By now, some residents are probably wishing that town officials in Skowhegan, Maine, would simply let Bruce Obert do what he wanted with his land. Officials in Skowhegan barred Obert from building on a quarter-acre parcel near downtown. So, rather than let the land sit unused, Obert, who lives in Norridgewock, hung a banner, saying, "Nature Park, Nature Trails for the Homeless People of Somerset County." Since the "nature park" opened, an 84-year-old homeless man and his Rottweiler dog have moved onto the land.
You can't blame Jeanette Sedillo for being surprised when a police officer pulled her over on Aug. 18 in Belen, N.M. "He said, 'You were going 34 in a 40,'" said Sedillo. She said she thought she was simply practicing safe nighttime driving. Nevertheless, the officer presented her with a $70 ticket for driving 6 mph under the speed limit. Sedillo said she plans to fight the ticket in court.
Driven to drive
If you ask Irv Gordon what he'll be doing for the next three years, chances are he'll say driving. That's because the East Patchogue, N.Y., man has set his sights on rolling 200,000 more miles onto his 1966 Volvo's odometer by the end of 2013. Already a Guinness world record holder, Gordon's Volvo P1800 currently has nearly 2.8 million miles. The 70-year-old retired science teacher says he'd like to get his red coupe over 3 million miles. Gordon bought the car new in 1966 for $4,150 and used it to commute 125 miles to and from school every day in Manhattan. His advice to car owners seeking to keep their car alive? "Maintaining a car over decades and millions of miles doesn't just happen accidentally," he says. "You've got to follow the factory service manual, replace worn or broken parts immediately and don't let little issues become big issues. I have been extremely good to this car. I don't even let anyone else drive it."
Taxing a state treasure
New Yorkers noticing the price of bagels increasing across the state have state lawmakers to thank. That's because the cash-strapped state has begun enforcing a stale measure that imposes a small tax on sliced or whole bagels-an Empire State staple-consumed at the place of purchase. After a recent state audit, the owner of Bruegger's Bagels, a popular New York chain, said he was hit with a significant charge in back sales taxes. Now bagel shops across New York are raising prices about 8 cents per bagel to cover the now-enforced tax.

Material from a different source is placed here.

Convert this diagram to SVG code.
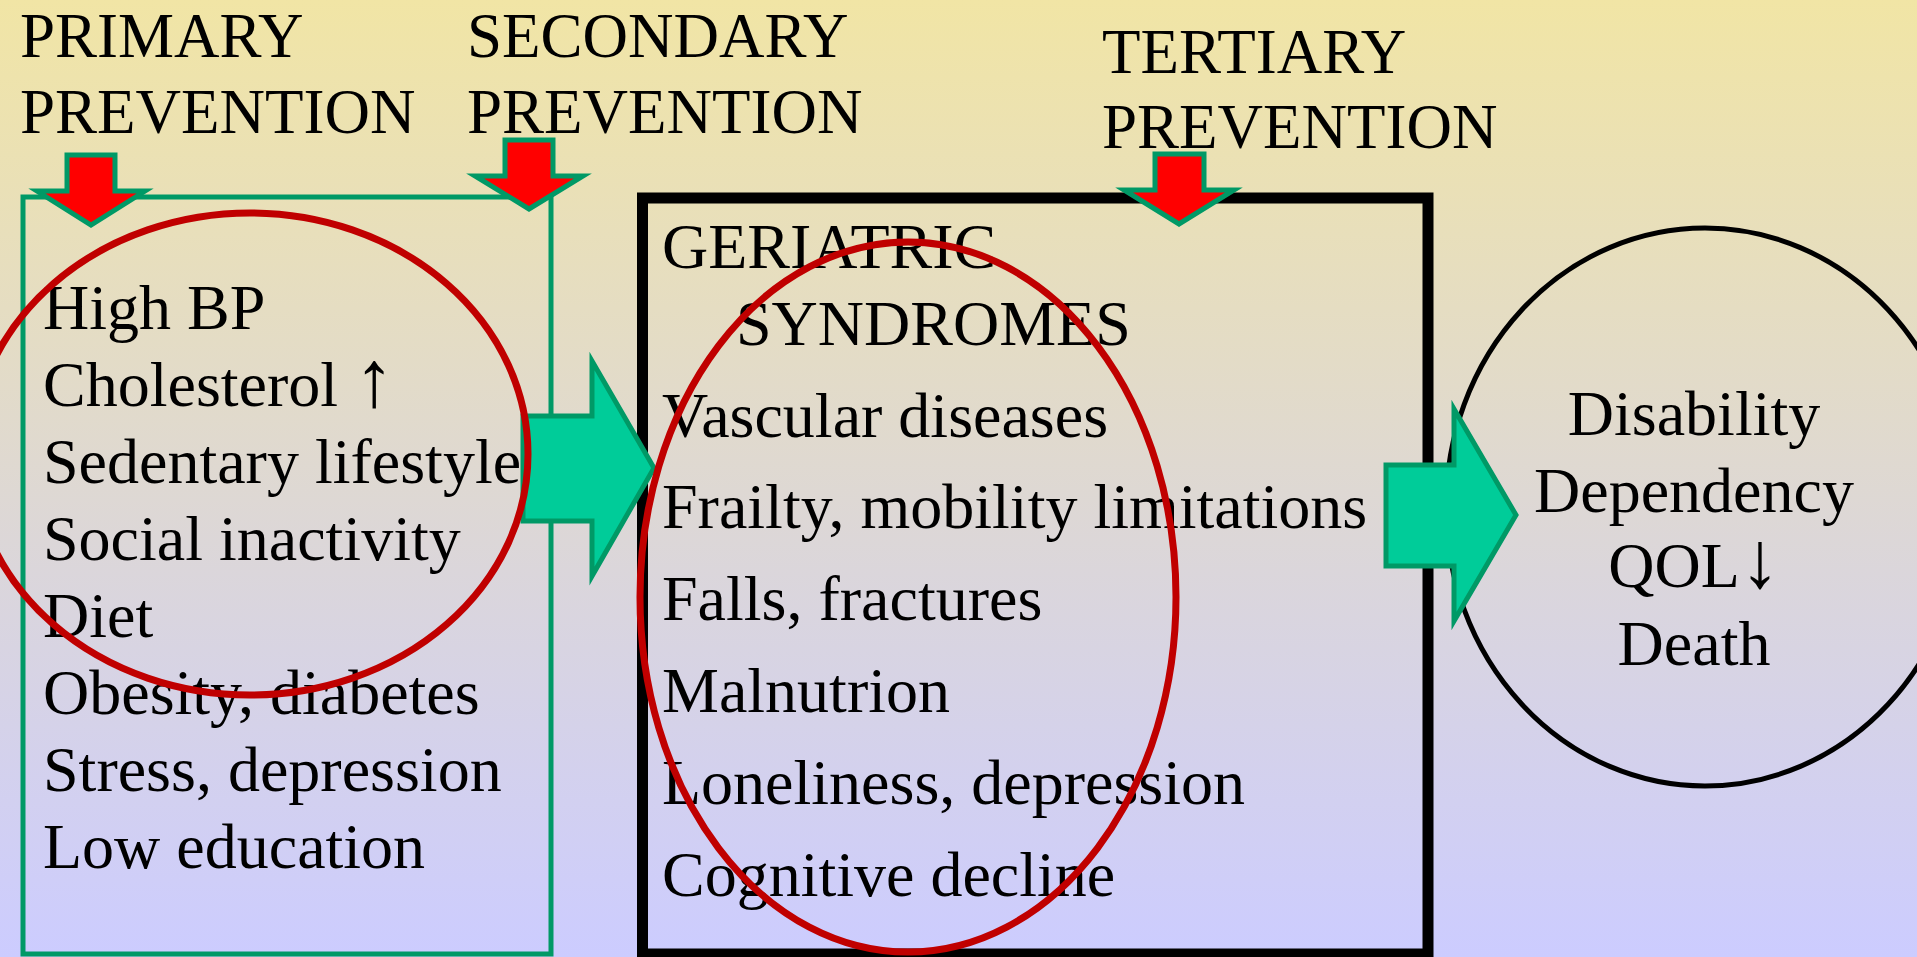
<svg xmlns="http://www.w3.org/2000/svg" width="1917" height="957" viewBox="0 0 1917 957">
<defs>
<linearGradient id="bg" x1="0" y1="0" x2="0" y2="1">
<stop offset="0" stop-color="#F1E5A5"/>
<stop offset="1" stop-color="#CCCCFF"/>
</linearGradient>
</defs>
<style>
text{font-family:"Liberation Serif","Times New Roman",serif;font-size:64px;fill:#000}
.title{font-size:63px}
.mid{text-anchor:middle}
.arr{font-size:80px}
.green{fill:#00CC99;stroke:#009966;stroke-width:5;stroke-linejoin:miter}
.red{fill:#FF0000;stroke:#009966;stroke-width:5;stroke-linejoin:miter}
.hl{fill:none;stroke:#C00000;stroke-width:7}
</style>
<rect x="0" y="0" width="1917" height="957" fill="url(#bg)"/>

<g id="titles">
<text class="title" x="20" y="57">PRIMARY</text>
<text class="title" x="20" y="133">PREVENTION</text>
<text class="title" x="467" y="57">SECONDARY</text>
<text class="title" x="467" y="133">PREVENTION</text>
<text class="title" x="1102" y="73">TERTIARY</text>
<text class="title" x="1102" y="148">PREVENTION</text>
</g>

<g id="risk-factors">
<rect x="23" y="197" width="528" height="757" fill="none" stroke="#009966" stroke-width="5"/>
<text x="43" y="329">High BP</text>
<text x="43" y="406">Cholesterol <tspan class="arr">↑</tspan></text>
<text x="43" y="483">Sedentary lifestyle</text>
<text x="43" y="560">Social inactivity</text>
<text x="43" y="637">Diet</text>
<text x="43" y="714">Obesity, diabetes</text>
<text x="43" y="791">Stress, depression</text>
<text x="43" y="868">Low education</text>
</g>

<g id="geriatric-syndromes">
<rect x="642.5" y="198" width="785.5" height="756" fill="none" stroke="#000" stroke-width="11"/>
<text x="662" y="268">GERIATRIC</text>
<text x="736" y="345">SYNDROMES</text>
<text x="662" y="437">Vascular diseases</text>
<text x="662" y="528">Frailty, mobility limitations</text>
<text x="662" y="620">Falls, fractures</text>
<text x="662" y="712">Malnutrion</text>
<text x="662" y="804">Loneliness, depression</text>
<text x="662" y="896">Cognitive decline</text>
</g>

<g id="outcomes">
<ellipse cx="1705" cy="507" rx="259" ry="279" fill="none" stroke="#000" stroke-width="5"/>
<text class="mid" x="1694" y="435">Disability</text>
<text class="mid" x="1694" y="512">Dependency</text>
<text class="mid" x="1694" y="587">QOL<tspan class="arr">↓</tspan></text>
<text class="mid" x="1694" y="665">Death</text>
</g>

<g id="connectors">
<path class="green" d="M523,416 H592 V361 L654,468 L592,576 V521 H523 Z"/>
<path class="green" d="M1386,465 H1454 V409 L1516,515 L1454,621 V566 H1386 Z"/>
<path class="red" d="M67,155 H115 V191 H145 L91,225 L37,191 H67 Z"/>
<path class="red" d="M505,140 H553 V176 H583 L529,209 L475,176 H505 Z"/>
<path class="red" d="M1155,154 H1204 V190 H1234 L1179,224 L1124,190 H1155 Z"/>
</g>

<g id="highlights">
<ellipse class="hl" cx="250" cy="454" rx="278" ry="241"/>
<ellipse class="hl" cx="908" cy="597" rx="268" ry="355"/>
</g>
</svg>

Add swinging a golf club to things you might want to avoid to prevent forest fires. Fire investigators in Irvine, Calif., say a golfer's swing was sufficient to spark a wildfire that blazed up 25 acres in and around Shady Canyon Golf Course. Officials say the fire was touched off by a spark caused by a golfer's clubhead scraping off a rock during a routine swing. And after the fire got started, it took about 150 Orange County firefighters-both on the ground and in the air-to put it out.
Famous for surrendering to Germans, it now seems that French authorities on the nation's northern coast surrendered to a piece of driftwood. At least three people near the coastal town Boulogne-sur-Mer reported seeing a 12-foot crocodile swimming around sailboats near the coast. Worried for the safety of swimmers, local authorities shut down the beach along the English Channel-only to realize later the 12-foot "crocodile" was a piece of floating wood.
The case of a stolen vehicle reported to Allentown, Pa., police on Aug. 23 proved easy enough to solve. Police reports indicated the suspect, 39-year-old Preston Renninger, drove the stolen car right past an officer as he was taking a report from the victim. Police say Renninger attracted even more attention by blaring the stereo with the windows down.
When the garbage reached critical mass at one New Jersey landfill, local authorities decided to fight smell with smell. More than 2 million pounds of garbage arrive every day at the Middlesex County Landfill in East Brunswick outside of New York City. And after hearing a bevy of complaints from residents, landfill operators have outfitted special trucks to spray fragrance around the landfill, which is on pace to receive as much as 1 billion pounds of garbage this year. "It has a pleasant, showery smell," said Richard Fitamant, executive director of the organization that runs the landfill. "It's not offensive and it's not overpowering. It's a light scent." Neighbors say that would be an improvement on the current stench, which they say seeps through the walls some days.
No two ways about it?
Ask Nevadans how to pronounce their home state's name and they'll almost certainly say, "Ne-VAD-a" with the second syllable sounding like "mad." Residents of the Silver State have booed presidential candidates who mispronounced it, saying "Ne-VAH-da." So imagine the gumption of Democratic state legislator Harry Mortenson of Las Vegas who submitted a draft of a bill proposing that either pronunciation of the state's name is acceptable. "I expected a big controversy, and I got it," he said. "The bottom line is, I do not want to change the pronunciation that Nevadans use for their state. I am trying only to ask them to be tolerant of those who use the Spanish pronunciation." But Nevada residents aren't likely to be so understanding. And just to be on the safe side, Mortenson waited until state term limits prevented him from running for reelection before submitting the controversial bill.